Production Company: Arthur Freed for Metro-Goldwyn-Mayer. Directed by: Busby Berkeley. Screenplay: Harry Tugend and George Wells, from a story by Gene Kelly and Stanley Donen. Songs by: Betty Comden, Adolph Green and Roger Edens (except the title song by Jack Norworth and Albert Von Tilzen). Editor: Blanche Sewell. Camera: George Folsey. Musical Direction: Adolph Deutsch.
Cast: Frank Sinatra (Dennis Ryan), Esther Williams (K.C. Higgins), Gene Kelly (Eddie O’Brien), Betty Garrett (Shirley Delwyn), Edward Arnold (Joe Lorgan), Jules Munshin (Nat Goldberg), Richard Lane (Michael Gilhuly, manager), Tom Dugan (Slappy Burke, coach).
(If you think that the presence of this film within a week of the opening of the 1987 baseball season is a mere coincidence, well..think whatever you like!)

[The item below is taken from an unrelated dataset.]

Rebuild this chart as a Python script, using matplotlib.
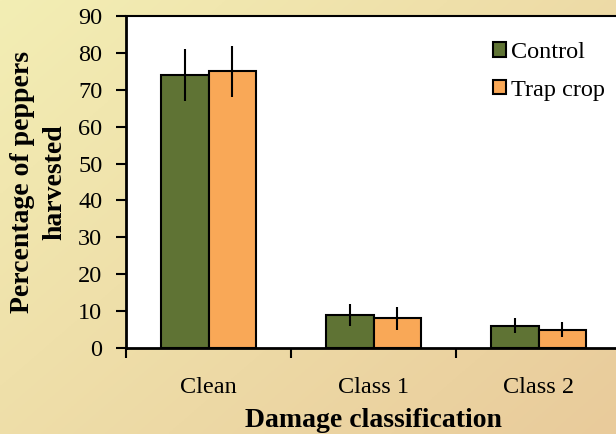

Excerpts from Bosley Crowther’s review in the New York Times (March 10, 1949) should tell us all we need to know for the proper appreciation and enjoyment of this film:
The time-honored axiom of showmen that the ladies don’t go for baseball films and that movies about ballplayers have two strikes against them at the start has been easily circumvented by Metro in whipping up its Technicolored Take Me Out to the Ball Game… The studio has simply made this picture a rowdy-dow musical show featuring Gene Kelly and rank Sinatra–who, incidentally, play a little ball. And “incidentally” is the right word, for the brand of swat played in this film is strictly and clearly inferior to the dancing and singing done in it. In fact, the exhibits of baseball put on by the Wolves, a fictitious team of horse-car vintage, and fulsomely fanciful.. The only hits in this Ball Game are those which are danced and sung…
In short, the baseball in this musical is not to be taken any more seriously than the plot. (As the Variety critic pointed out: “..There is no pretense that Ball Game is anything more than a romp for Kelly’s virtuosity”.) Crowther’s review concludes:
For all its high spots, however, the show lacks consistent style and pace, and the stars are forced to clown and grimace much more than becomes their speed. Actually, the plotted humor is conspicuously bush-league stuff. Don’t be surprised if you see people getting up for a seventh-inning stretch.
But who cares, when the film gives us one more chance to watch Gene Kelly and Frank Sinatra in their youthful prime. The off-screen Sinatra may be as nasty as they all say, but his on-screen personality remains his lasting gift to the world.